Entre declaraciones de políticos, periodistas, tertulianos y organizadores de campañas antinucleares (justo así se presentaban) de vez en cuando aparecía algún que otro experto en física o ingeniería nuclear. Describían lo que estaba ocurriendo y sus causas mostrándose en general más tranquilizadores que alarmistas. Les hacían poco caso cuando no se les acusaba de ser aliados del gran capital, estar a sueldo del lobby nuclear y cosas peores. De pronto, surgió la lección en forma de encuesta de un periódico nacional llevada a cabo el día más crítico de la evolución del accidente: el número de personas que apoyaban la energía nuclear en España estaba aumentando. O sea, hay que aprender que tratar a la gente como tonta genera rechazo mientras que agradece cuando se le informa con competencia y mesura.

En muchos países tuvieron lugar episodios grotescos. La píldoras de ioduro sódico, cuyo consumo no se ha llegado a recomendar ni a los vecinos de Fukushima, se agotaron en Alemania y Estados Unidos; nuestro Gobierno fletó un vuelo para alejar del espanto japonés a los españoles, lo cual, sensatamente, aprovechó sólo el 4% de los residentes allí; y eso porque era gratis. Quizá lo más chusco fue la aprobación en el Parlamento andaluz de una moción por la que se prohibía construir una central nuclear en Andalucía.
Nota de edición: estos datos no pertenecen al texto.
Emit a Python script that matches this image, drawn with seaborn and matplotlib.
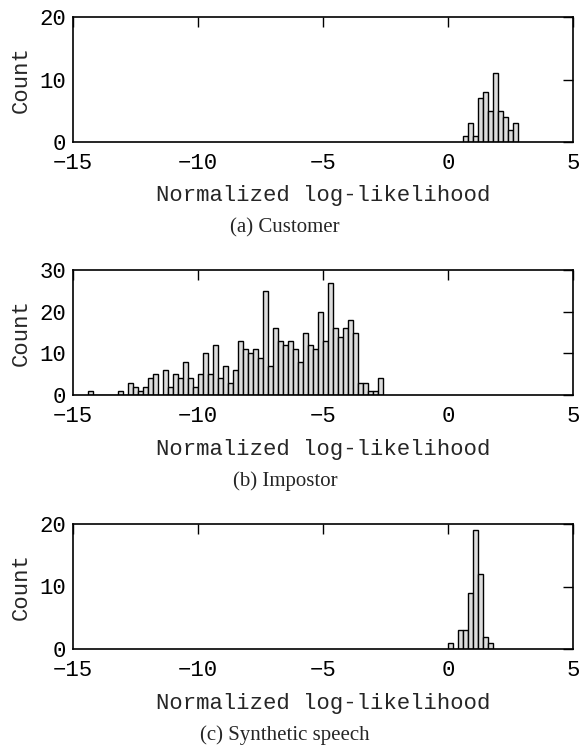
import numpy as np
import pandas as pd
import matplotlib
matplotlib.use("Agg")
import matplotlib.pyplot as plt
import seaborn as sns

sns.set_theme(style="white")
plt.rcParams['font.family'] = ['Liberation Mono', 'DejaVu Sans Mono']

BIN_W = 0.2

# (a) Customer
a_start = 0.6
a_counts = [1, 3, 1, 7, 8, 5, 11, 5, 4, 2, 3]

# (b) Impostor
b_start = -14.4
b_counts = [1, 0, 0, 0, 0, 0,                      # -14.4 .. -13.4
            1, 0, 3, 2, 1, 2, 4, 5, 0, 6,          # -13.2 .. -11.4
            2, 5, 4, 8, 4, 2, 5, 10, 5, 12,        # -11.2 .. -9.4
            4, 7, 3, 6, 13, 11, 10, 11, 9, 25,     # -9.2 .. -7.4
            7, 16, 13, 12, 13, 11, 8, 15, 12, 11,  # -7.2 .. -5.4
            20, 13, 27, 16, 14, 16, 18, 15,        # -5.2 .. -3.8
            3, 3, 1, 1, 4]                         # -3.6 .. -2.8

# (c) Synthetic speech
c_start = 0.0
c_counts = [1, 0, 3, 3, 9, 19, 12, 2, 1]

captions = ["(a) Customer", "(b) Impostor", "(c) Synthetic speech"]
ylims = [20, 30, 20]
x_ticks = [-15, -10, -5, 0, 5]
x_label = "Normalized log-likelihood"
y_label = "Count"

panels = [(a_start, a_counts), (b_start, b_counts), (c_start, c_counts)]

W, H = 587, 749
fig = plt.figure(figsize=(W / 100, H / 100), dpi=100)

ax_left_px, ax_w_px, ax_h_px = 73, 500, 125
ax_tops_px = [17, 270, 524]
FS = 16

for i, ((start, counts), cap, ymax, top) in enumerate(zip(panels, captions, ylims, ax_tops_px)):
    ax = fig.add_axes([ax_left_px / W, 1 - (top + ax_h_px) / H, ax_w_px / W, ax_h_px / H])
    n = len(counts)
    edges = [round(start + BIN_W * k, 6) for k in range(n + 1)]
    centers = [(edges[k] + edges[k + 1]) / 2 for k in range(n)]
    df = pd.DataFrame({"v": centers, "n": counts})
    sns.histplot(data=df, x="v", weights="n", bins=edges, ax=ax,
                 color="#dcdcdc", edgecolor="black", linewidth=1.0, alpha=1.0)
    ax.set_xlim(-15, 5)
    ax.set_ylim(0, ymax)
    ax.set_xticks(x_ticks)
    ax.set_yticks(np.arange(0, ymax + 1, 10))
    ax.tick_params(direction="in", length=7, width=1.0, top=True, right=True,
                   labelsize=FS, colors="black")
    ax.tick_params(axis="x", pad=8)
    ax.tick_params(axis="y", pad=5)
    for s in ax.spines.values():
        s.set_linewidth(1.2)
        s.set_color("black")
    ax.set_xlabel(x_label, fontsize=FS)
    ax.xaxis.label.set_va("center")
    ax.xaxis.set_label_coords(0.5, -54 / ax_h_px)
    ax.set_ylabel(y_label, fontsize=FS)
    ax.yaxis.set_label_coords((32 - ax_left_px) / ax_w_px, 0.5)
    ax.text((285 - ax_left_px) / ax_w_px, -86 / ax_h_px, cap, transform=ax.transAxes,
            ha="center", va="center", fontsize=15, family="Liberation Serif")

fig.savefig("out.png", dpi=100)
Obviamente, fue un intento de captar votos aprovechando el accidente, porque en Andalucía no sólo no hay ningún proyecto nuclear, sino que no lo habrá a corto plazo porque el demencial sistema energético al que hemos llegado hace que tengamos instalada muchísima más potencia eléctrica de la que necesitamos. A precio de oro, claro.

En realidad, lo que ha votado el Parlamento es seguir dependiendo en el futuro del gas y el petróleo de Buteflika, Gadafi y otros colegas igual de amables. Porque, por mucho que digan, el debate sobre la energía no es la trampa en la que nos tratan de meter cada vez con menos éxito: nucleares, no; renovables, sí. El dilema está entre las centrales nucleares y las de combustibles fósiles, ambas para respaldar y completar las renovables que sean razonables, las cuales serán siempre insuficientes mientras todos los días tengan sus noches y algunos estén nublados, el viento sople cuando pueda y los embalses se llenen siempre que llueva.

Dicho de otra manera. España, además de los ingentes costes de combustibles fósiles, se gasta cada año 5.000 millones de euros en subvenciones a las energías renovables para producir una cantidad pequeña e intermitente de electricidad. Finlandia (Francia y hasta veinte países más) está invirtiendo la misma cantidad, 5.000 millones, en construir en varios años una central nuclear de tercera generación que producirá energía abundante, estable y, después de Fukushima, tremendamente segura durante 60 u 80 años. La diferencia es tan abismal que el lector se ha de preguntar si los finlandeses son más temerarios, menos amantes de su naturaleza, más lerdos y menos progresistas que nosotros, o es justo al revés.

La humanidad ha de tener como aspiración ser más equitativa y justa. La evolución de los índices de desarrollo humano y de consumo de energía demuestran que esa convergencia exige entre el doble y el cuádruple de la energía que consumimos ahora, incluyendo ahorros drásticos que cambien en buena medida nuestro derrochador modo de vida. Basar ese consumo de energía en el gas, el carbón y el petróleo, como hemos hecho hasta ahora, es un desastre ecológico que no resistirá el planeta y una miseria geoestratégica. Las energías renovables que conocemos hoy no se bastarán por sí mismas jamás. Es inevitable afrontar la tecnología nuclear, pero la gran lección de Fukushima es que lo hemos de hacer de manera serena, competente y sensata, o, en caso contrario, estamos abocados a un mundo inestable, inseguro e injusto.